Memory of Halloweens Past

This morning, the kids got up long before Lee and I were ready.  So as we laid in bed, they pitter pattered out to the living room.  From the warmth of our bed, we could hear them digging through their little halloween buckets where the candy they racked up yesterday trick or treating at my dad’s office awaited their arrival.

Twice they came into our room to ask if they could have a piece. Twice I played bad cop and said no, not until after breakfast – because eating a sugar-filled-teeth-rotting-sugar-exploding morsel is way better after you’ve eaten a bowl of cereal. (eyeroll)  Really, I just didn’t feel like I would be doing them justice as their mother if I allowed them candy at 6:30 in the morning.

Moments after their second rejection, I heard Sloan tell Tia that they should dump their buckets out and count their candy to see how much they had.

So with a tumble and a THWOP we heard the innards of their plastic buckets fall to the floor and the delighted giggles of two very excited children.  After saying a silent prayer that they would have the same amount of candy I heard Sloan count to 14…twice.

“Tia, we both have 14 pieces!” he exclaimed.  “That means we don’t have to fight!”

Yes.  And it meant that mommy could lay in peace for a few more minutes.  Praise God Almighty from Whom all blessing flow!

As I thought of them counting their little piles of candy, I remembered my trick or treating days when my brother and I would come home and share the same ritual.  We would dump out our pillow cases of candy and take an inventory of our loot.  Then, of course, the trading and bartering would commense.

I tended to trade the Twizzlers and M & M’s for Reeses Peanut Butter Cups and Skittles.  Of course, I also hoarded the Bottle Caps and Pop Rocks and we both handed off the Sugar Daddies and Suger Babies to my dad, because those are his favorite.  And we threw away the Nut ‘N Honey’s because, ew

Then we would diligently count how many pieces of candy we had and hoot and hollar if we were fortunate to pass the 100 piece mark then squeal with delight if passed 200.  We would plan out what we would eat when and how long it would take us to devour our treasures.

(Come to think of it, I wonder if my mom ever threw away a few pieces of our candy every day without us knowing so that we would ultimately not end up eating that much junk.  Not that I do that…ahem.) 

When it was all said and done and Brett and I were equally pleased with our final count, we would sit back and eat as much as mom would allow and rehash the night’s events remembering which house gave the best candy, who had the best costumes and how we nearly froze to death in the frigid Wisconsin weather.

Then we would head to bed, our stomach’s aching from over consumption and our head’s spinning from the rush of sugar.

Those are sweet (pun definately intended) memories.  I miss my brother.

What are some of your favorite Halloween memories?

Comments

  1. Fun times! We use to come home and dump out our candy too, and sort it. Then we would line everything up and place them on cookie sheets and begin to trade. I was the youngest, and never made it to as many houses as the older kids, so was always jealous how much they would get.

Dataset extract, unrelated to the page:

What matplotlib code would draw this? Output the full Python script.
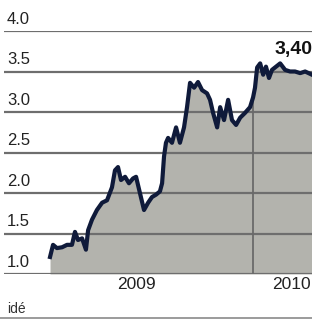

I have our kids arrange their candy on trays too according to types, they think that is cool. Ah, memories.

  2. We never trick or treated the neighborhoods much because we lived in the country, but our church always had something for us. I remember I dressed up like a princess, quite often!

  3. On Tidball Ave. in little Grove City, PA, we knew ahead of time which house would have the caramel-covered apples, which house would have Rice Krispies treats, and which houses offered full-sized candy bars while others had denigrated to mini-sized ones. It was all about getting to the good houses quickly and before they ran out. After getting home, similar bartering activities commenced and Dad talked his way to all the black licorice (which was fine, because that was disgusting!).